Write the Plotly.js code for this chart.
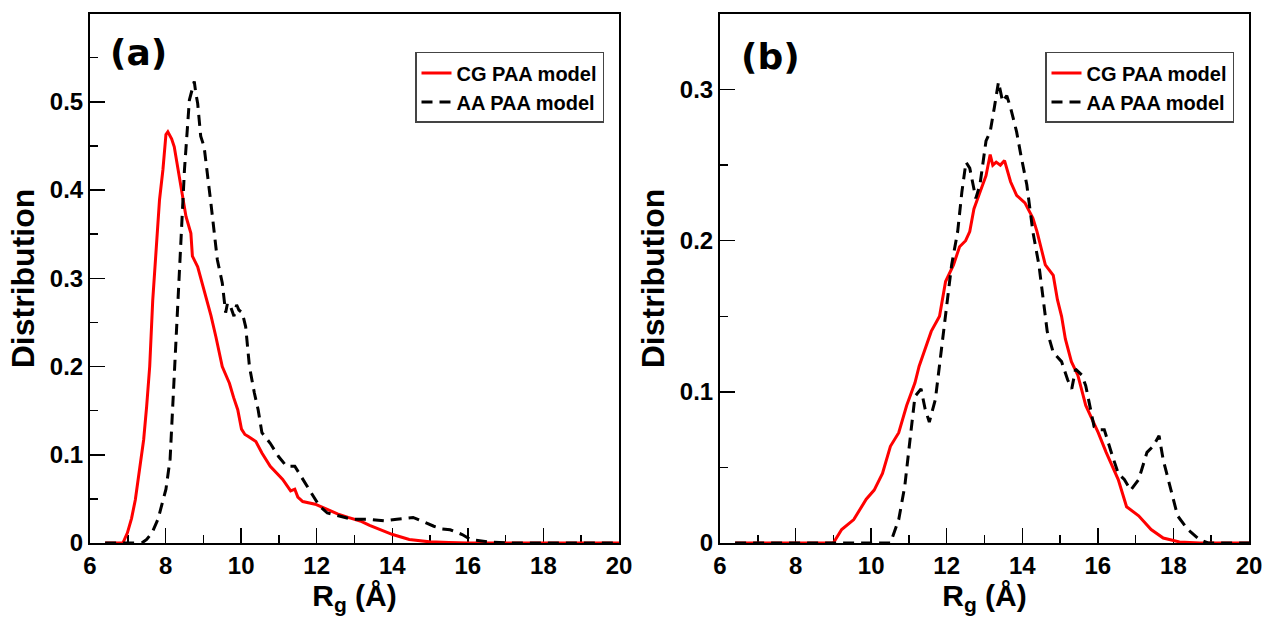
<!DOCTYPE html>
<html>
<head>
<meta charset="utf-8">
<script src="https://cdn.plot.ly/plotly-3.0.1.min.js"></script>
<style>html,body{margin:0;padding:0;background:#fff;}#chart{width:1267px;height:624px;}</style>
</head>
<body>
<div id="chart"></div>
<script>
// Panel (a)
const cgA_x = [6.4, 6.87, 6.99, 7.10, 7.20, 7.30, 7.42, 7.50, 7.58, 7.66, 7.75, 7.84, 7.93, 8.01, 8.06, 8.10, 8.16, 8.23, 8.32, 8.41, 8.54, 8.67, 8.71, 8.85, 9.00, 9.11, 9.20, 9.33, 9.50, 9.63, 9.69, 9.80, 9.91, 10.01, 10.10, 10.18, 10.39, 10.55, 10.77, 11.10, 11.31, 11.42, 11.50, 11.63, 11.96, 12.28, 12.55, 12.83, 13.15, 13.40, 13.58, 14.01, 14.45, 14.98, 15.5, 16.0, 20.0];
const cgA_y = [0, 0, 0.0115, 0.028, 0.049, 0.080, 0.117, 0.155, 0.200, 0.275, 0.330, 0.389, 0.423, 0.463, 0.466, 0.463, 0.458, 0.449, 0.425, 0.400, 0.370, 0.351, 0.325, 0.313, 0.290, 0.272, 0.258, 0.234, 0.200, 0.187, 0.181, 0.165, 0.151, 0.129, 0.123, 0.121, 0.115, 0.102, 0.087, 0.072, 0.059, 0.061, 0.052, 0.047, 0.044, 0.038, 0.033, 0.029, 0.025, 0.020, 0.017, 0.0096, 0.004, 0.0013, 0.0005, 0, 0];
const aaA_x = [6.4, 7.37, 7.50, 7.64, 7.80, 8.01, 8.12, 8.23, 8.32, 8.41, 8.50, 8.63, 8.70, 8.76, 8.80, 8.85, 8.93, 9.02, 9.20, 9.37, 9.50, 9.59, 9.64, 9.72, 9.81, 9.88, 9.94, 10.03, 10.12, 10.22, 10.35, 10.45, 10.55, 10.77, 10.99, 11.20, 11.42, 11.63, 11.85, 12.07, 12.28, 12.61, 12.93, 13.36, 13.80, 14.12, 14.55, 14.77, 15.10, 15.32, 15.53, 15.85, 16.07, 16.6, 17.2, 20.0];
const aaA_y = [0, 0, 0.004, 0.0115, 0.027, 0.061, 0.095, 0.190, 0.280, 0.351, 0.423, 0.502, 0.515, 0.523, 0.510, 0.498, 0.461, 0.449, 0.385, 0.321, 0.295, 0.261, 0.272, 0.268, 0.257, 0.270, 0.264, 0.261, 0.245, 0.200, 0.170, 0.151, 0.125, 0.113, 0.098, 0.087, 0.087, 0.072, 0.057, 0.042, 0.034, 0.030, 0.027, 0.027, 0.025, 0.027, 0.029, 0.025, 0.019, 0.016, 0.015, 0.0096, 0.004, 0.001, 0, 0];
// Panel (b)
const cgB_x = [6.4, 9.0, 9.22, 9.54, 9.87, 10.08, 10.30, 10.51, 10.73, 10.94, 11.16, 11.27, 11.59, 11.81, 11.97, 12.18, 12.34, 12.50, 12.61, 12.72, 12.88, 13.04, 13.15, 13.22, 13.31, 13.42, 13.53, 13.62, 13.69, 13.85, 14.07, 14.28, 14.39, 14.50, 14.61, 14.82, 14.93, 15.04, 15.14, 15.30, 15.47, 15.68, 16.01, 16.22, 16.54, 16.76, 17.08, 17.41, 17.73, 18.16, 18.70, 20.0];
const cgB_y = [0, 0, 0.0089, 0.0155, 0.029, 0.035, 0.046, 0.064, 0.073, 0.091, 0.106, 0.117, 0.140, 0.150, 0.173, 0.184, 0.196, 0.200, 0.206, 0.221, 0.232, 0.243, 0.257, 0.250, 0.252, 0.250, 0.253, 0.245, 0.239, 0.230, 0.225, 0.215, 0.206, 0.195, 0.184, 0.177, 0.161, 0.150, 0.135, 0.120, 0.111, 0.091, 0.073, 0.060, 0.042, 0.024, 0.018, 0.0089, 0.0033, 0.0007, 0, 0];
const aaB_x = [6.4, 10.51, 10.73, 10.89, 11.05, 11.16, 11.32, 11.43, 11.54, 11.70, 11.86, 12.02, 12.13, 12.29, 12.40, 12.51, 12.61, 12.77, 12.88, 13.04, 13.15, 13.26, 13.37, 13.48, 13.59, 13.69, 13.85, 13.96, 14.12, 14.28, 14.44, 14.55, 14.66, 14.82, 15.04, 15.20, 15.31, 15.41, 15.58, 15.68, 15.90, 16.01, 16.17, 16.38, 16.54, 16.70, 16.87, 17.08, 17.30, 17.46, 17.62, 17.73, 17.95, 18.11, 18.38, 18.70, 18.92, 20.0];
const aaB_y = [0, 0, 0.0155, 0.0376, 0.073, 0.097, 0.102, 0.0885, 0.080, 0.095, 0.128, 0.162, 0.184, 0.206, 0.232, 0.252, 0.248, 0.228, 0.237, 0.266, 0.272, 0.288, 0.305, 0.292, 0.296, 0.288, 0.272, 0.257, 0.237, 0.206, 0.184, 0.162, 0.140, 0.126, 0.120, 0.108, 0.102, 0.115, 0.111, 0.104, 0.077, 0.075, 0.075, 0.058, 0.046, 0.042, 0.035, 0.042, 0.060, 0.064, 0.071, 0.055, 0.033, 0.018, 0.009, 0.002, 0, 0];

const seriesNames = ['CG PAA model', 'AA PAA model'];
const panelLabels = ['(a)', '(b)'];
const xTitle = 'R<sub>g</sub> (Å)';
const yTitle = 'Distribution';

const FONT = 'Liberation Sans, Arial, sans-serif';
const redLine = {color: '#ff0000', width: 3};
const blackLine = {color: '#000000', width: 3, dash: '11px,7px'};

const traces = [
  {x: cgA_x, y: cgA_y, name: seriesNames[0], mode: 'lines', line: redLine, xaxis: 'x', yaxis: 'y', legend: 'legend'},
  {x: aaA_x, y: aaA_y, name: seriesNames[1], mode: 'lines', line: blackLine, xaxis: 'x', yaxis: 'y', legend: 'legend'},
  {x: cgB_x, y: cgB_y, name: seriesNames[0], mode: 'lines', line: redLine, xaxis: 'x2', yaxis: 'y2', legend: 'legend2'},
  {x: aaB_x, y: aaB_y, name: seriesNames[1], mode: 'lines', line: blackLine, xaxis: 'x2', yaxis: 'y2', legend: 'legend2'}
];

const tickFont = {family: FONT, size: 24, color: '#000', weight: 'bold'};
function xAxis(domain, anchor) {
  return {
    domain: domain, anchor: anchor, range: [6, 20], dtick: 2, tick0: 0,
    ticks: 'inside', ticklen: 15, tickwidth: 1.5, tickcolor: '#000',
    minor: {ticks: 'inside', dtick: 1, ticklen: 8, tickwidth: 1.5, tickcolor: '#000'},
    showline: true, linecolor: '#000', linewidth: 2, mirror: true,
    showgrid: false, zeroline: false, layer: 'below traces',
    tickfont: tickFont,
    title: {text: xTitle, font: {family: FONT, size: 30, color: '#000', weight: 'bold'}, standoff: 6}
  };
}
function yAxis(domain, anchor, top) {
  return {
    domain: domain, anchor: anchor, range: [0, top], dtick: 0.1, tick0: 0,
    ticks: 'inside', ticklen: 15, tickwidth: 1.5, tickcolor: '#000',
    minor: {ticks: 'inside', dtick: 0.05, ticklen: 8, tickwidth: 1.5, tickcolor: '#000'},
    showline: true, linecolor: '#000', linewidth: 2, mirror: true,
    showgrid: false, zeroline: false, layer: 'below traces',
    tickfont: tickFont,
    title: {text: yTitle, font: {family: FONT, size: 32, color: '#000', weight: 'bold'}, standoff: 6}
  };
}
const yDom = [0.1298, 0.9776];
const legendStyle = {
  font: {family: FONT, size: 20, color: '#000', weight: 'bold'},
  bordercolor: '#444', borderwidth: 1.5, bgcolor: '#fff',
  xanchor: 'right', yanchor: 'top', y: 0.9167, tracegroupgap: 0
};

const layout = {
  width: 1267, height: 624,
  margin: {l: 0, r: 0, t: 0, b: 0},
  paper_bgcolor: '#fff', plot_bgcolor: '#fff',
  showlegend: true,
  xaxis: xAxis([0.07103, 0.48856], 'y'),
  yaxis: yAxis(yDom, 'x', 0.5995),
  xaxis2: xAxis([0.56827, 0.98579], 'y2'),
  yaxis2: yAxis(yDom, 'x2', 0.35),
  legend: Object.assign({x: 604/1267}, legendStyle),
  legend2: Object.assign({x: 1234/1267}, legendStyle),
  annotations: [
    {text: panelLabels[0], xref: 'paper', yref: 'paper', x: 138.5/1267, y: 1 - 52/624, xanchor: 'center', yanchor: 'middle', showarrow: false, font: {family: 'DejaVu Sans', size: 36, color: '#000', weight: 'bold'}},
    {text: panelLabels[1], xref: 'paper', yref: 'paper', x: 770/1267, y: 1 - 56/624, xanchor: 'center', yanchor: 'middle', showarrow: false, font: {family: 'DejaVu Sans', size: 36, color: '#000', weight: 'bold'}}
  ]
};

Plotly.newPlot('chart', traces, layout, {staticPlot: true, displayModeBar: false});
</script>
</body>
</html>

WRITTEN INSTRUCTION: From the data above, copy each line that holds "chart".

FULL SOLUTION:
Write the Plotly.js code for this chart.
<style>html,body{margin:0;padding:0;background:#fff;}#chart{width:1267px;height:624px;}</style>
<div id="chart"></div>
Plotly.newPlot('chart', traces, layout, {staticPlot: true, displayModeBar: false});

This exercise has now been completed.